Quant à l’effectif des Pages et des Chantres, c’est pour moi une expérience totalement nouvelle de travailler avec un chœur d’enfants et d’adultes. Ce sont des interprètes d’un niveau extraordinaire, qui ont aussi pu enrichir le projet grâce à leur immense connaissance de la musique baroque, en apportant idées, couleurs et nuances.
Le programme Janus comprend également un aspect de mise en commun des recherches scientifiques du CMBV et de l’Ircam, notamment sur la modélisation de l’acoustique de la Chapelle royale de Versailles : comment cela a-t-il nourri Split Screen Vestiges ?
Avec les autres compositeurs investis dans cette double résidence, nous avons eu la chance de visiter la Chapelle royale de Versailles et d’en écouter l’acoustique in situ. Nous avons également bénéficié d’une présentation détaillée des pratiques musicales telles qu’elles avaient cours à l’époque de Louis XIV. Cela a été pour moi l’occasion de m’immerger dans les instruments d’époque, ce qui m’a donné l’idée d’intégrer une viole de gambe à mon projet. L’empreinte acoustique que les ingénieurs de l’Ircam ont pris de la Chapelle royale est devenue pour moi un outil, voire un matériau, de la composition. Grâce à une technologie de spatialisation du son et de simulation de réverbération par « convolution », nous pouvons appliquer à l’Espace de projection de l’Ircam un traitement sur les voix et les instruments de sorte que le public les entende comme si le concert avait lieu dans la Chapelle royale.
Cette réverbération peut être dosée. C’est le cas pour certains sons de l’électronique (sons fixés ou issus de traitements en temps réel sur les voix), qui pourront être entendus comme s’ils se propageaient soit dans la Chapelle royale, soit dans un espace autre, plus proche de celui où l’auditeur se trouve physiquement, soit dans des espaces imaginaires, organisées par les idées musicales. Ce nouvel espace acoustique, créé de toutes pièces, alternera, se confrontera ou dialoguera avec celui de la chapelle.
J’utilise l’acoustique de la Chapelle royale comme un moyen pour convoquer le passé, mais, en la transformant, elle peut aussi servir comme l’acoustique d’un lieu fictif, où des personnages virtuels, qui auraient survécu à une catastrophe, se bâtiraient un refuge ou un paradis numérique…
Dans ces circonstances, cette pièce pourrait-elle être jouée dans la Chapelle royale, si elle était équipée d’un dispositif de diffusion adéquat ?

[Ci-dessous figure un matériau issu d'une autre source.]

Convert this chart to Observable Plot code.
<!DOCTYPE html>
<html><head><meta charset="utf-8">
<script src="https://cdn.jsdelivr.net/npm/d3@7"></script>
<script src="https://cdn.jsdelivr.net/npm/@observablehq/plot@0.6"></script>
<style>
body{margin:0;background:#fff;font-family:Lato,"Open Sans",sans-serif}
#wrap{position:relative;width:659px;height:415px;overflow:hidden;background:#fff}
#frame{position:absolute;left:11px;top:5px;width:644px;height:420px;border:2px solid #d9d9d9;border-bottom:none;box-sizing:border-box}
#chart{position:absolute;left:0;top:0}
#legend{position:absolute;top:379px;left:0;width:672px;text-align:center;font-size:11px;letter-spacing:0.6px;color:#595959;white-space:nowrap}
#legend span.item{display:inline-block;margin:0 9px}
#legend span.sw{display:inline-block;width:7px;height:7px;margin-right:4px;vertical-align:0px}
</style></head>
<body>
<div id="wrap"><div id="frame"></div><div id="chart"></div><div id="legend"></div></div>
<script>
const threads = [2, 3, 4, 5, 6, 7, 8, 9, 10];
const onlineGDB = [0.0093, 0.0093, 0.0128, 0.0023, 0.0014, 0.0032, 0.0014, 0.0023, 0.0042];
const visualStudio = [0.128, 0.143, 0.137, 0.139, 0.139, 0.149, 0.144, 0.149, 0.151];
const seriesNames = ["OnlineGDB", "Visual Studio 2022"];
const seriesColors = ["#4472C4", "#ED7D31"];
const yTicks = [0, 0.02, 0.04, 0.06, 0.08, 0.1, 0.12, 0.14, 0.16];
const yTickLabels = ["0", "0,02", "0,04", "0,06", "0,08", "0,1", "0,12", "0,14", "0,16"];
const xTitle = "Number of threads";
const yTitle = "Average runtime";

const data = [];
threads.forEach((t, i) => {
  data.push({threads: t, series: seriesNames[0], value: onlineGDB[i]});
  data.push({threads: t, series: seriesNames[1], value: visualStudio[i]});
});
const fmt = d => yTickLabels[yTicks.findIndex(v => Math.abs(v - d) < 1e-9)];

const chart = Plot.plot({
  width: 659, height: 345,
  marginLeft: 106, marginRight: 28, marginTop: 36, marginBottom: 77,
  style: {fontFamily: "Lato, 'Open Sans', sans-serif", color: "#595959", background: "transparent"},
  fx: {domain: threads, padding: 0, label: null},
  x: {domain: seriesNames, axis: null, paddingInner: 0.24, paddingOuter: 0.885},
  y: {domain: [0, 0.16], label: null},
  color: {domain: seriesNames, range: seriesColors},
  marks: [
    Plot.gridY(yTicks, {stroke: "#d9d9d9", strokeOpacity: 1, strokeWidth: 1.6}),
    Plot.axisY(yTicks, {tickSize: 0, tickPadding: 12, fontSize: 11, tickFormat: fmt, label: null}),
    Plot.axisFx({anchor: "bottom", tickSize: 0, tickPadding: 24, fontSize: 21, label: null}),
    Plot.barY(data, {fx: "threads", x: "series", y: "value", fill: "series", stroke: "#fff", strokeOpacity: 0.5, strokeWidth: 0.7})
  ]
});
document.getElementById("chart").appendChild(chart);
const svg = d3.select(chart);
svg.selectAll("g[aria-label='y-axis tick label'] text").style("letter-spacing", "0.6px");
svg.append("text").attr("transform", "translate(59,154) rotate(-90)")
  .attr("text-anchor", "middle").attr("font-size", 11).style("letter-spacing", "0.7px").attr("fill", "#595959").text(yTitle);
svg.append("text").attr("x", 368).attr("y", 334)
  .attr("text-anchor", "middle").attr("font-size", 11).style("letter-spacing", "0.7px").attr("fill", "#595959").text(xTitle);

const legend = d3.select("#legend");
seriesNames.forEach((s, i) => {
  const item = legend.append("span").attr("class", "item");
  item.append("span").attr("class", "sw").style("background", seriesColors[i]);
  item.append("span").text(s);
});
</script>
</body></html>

C’est tout à fait possible : on enlèvera alors toute la réverbération par convolution qu’on applique lorsqu’on joue la pièce à l’Espace de projection, pour utiliser à la place l’acoustique propre de la Chapelle. Quant à l’électronique, elle devra probablement être un peu adaptée, surtout du point de vue du dispositif mis en œuvre. D’ailleurs, un grand concert est prévu dans la Chapelle royale de Versailles, à l’issue du projet Janus, qui reprendra les quatre créations qui auront vu le jour.
Quels sont les enjeux compositionnels du jeu avec cette acoustique reconstituée ?
La longue réverbération de l’espace acoustique de la Chapelle royale doit être prise en compte, en adaptant les tempi et les articulations pour ne pas noyer le discours dans les résonances. Par moments, on joue au contraire avec ces réverbérations pour générer un mélange de couches et des masses sonores.
Comment avez-vous abordé la composition de l’œuvre, dans ce contexte ?
Nous avons échangé avec les Pages et les Chantres du Centre de musique baroque de Versailles tout au long du projet : j’ai voulu d’abord les entendre, saisir les timbres de leurs voix, leurs limites de registre, et me plonger dans leur répertoire. De leur côté, ils n’étaient pas familiers des techniques vocales contemporaines – et il y a là un vrai enjeu.
Avec Fabien Armengaud, directeur artistique et musical, et Clément Buonomo, directeur adjoint de la Maîtrise du CMBV, nous avons évoqué et déterminé ensemble bien des aspects de la pièce. J’ai défini l’effectif complet au fur et à mesure que mon idée prenait forme et tandis que j’arrêtais mes choix de textes. Ils m’ont proposé des attributions des voix, des solistes, une disposition des chanteurs et chanteuses…
Cette étroite collaboration s’est prolongée avec les chanteurs et chanteuses lors des différentes répétitions et séances d’échantillonnage en vue de la réalisation de l’électronique, qui ont été autant de moments d’échange pour explorer diverses textures ou sonorités vocales.
S’agissant du répertoire des Pages et des Chantres, le programme de ce concert s’est élaboré sur le principe d’une mise en regard de votre création et d’une pièce du répertoire. En l’occurrence, pour Split Screen Vestiges, ce seront trois petits motets de Lully : pourquoi et quel dialogue, le cas échéant, avez-vous souhaité établir avec ces œuvres ?
Assez rapidement au début du projet, j’ai eu envie de travailler avec O Lachrymae de Lully en tant que matériau (parmi d’autres) pour composer ma pièce. Au cours de mes échanges avec Fabien Armengaud et Clément Buonomo autour du thème et de l’imaginaire de ma pièce, ainsi que des textes de Perrin, Júdice et Skoulding avec lesquels je voulais travailler, ils m’ont fait écouter les petits motets de Lully, qui m’ont permis de mieux comprendre cette musique et m’ont aussi influencée. Nous avons finalement choisi les motets Anima Christi, O Dulcissime et Regina Caeli, qui nous ont semblé donner d’autres points de vue sur ce même thème ainsi qu’un univers musical complémentaire.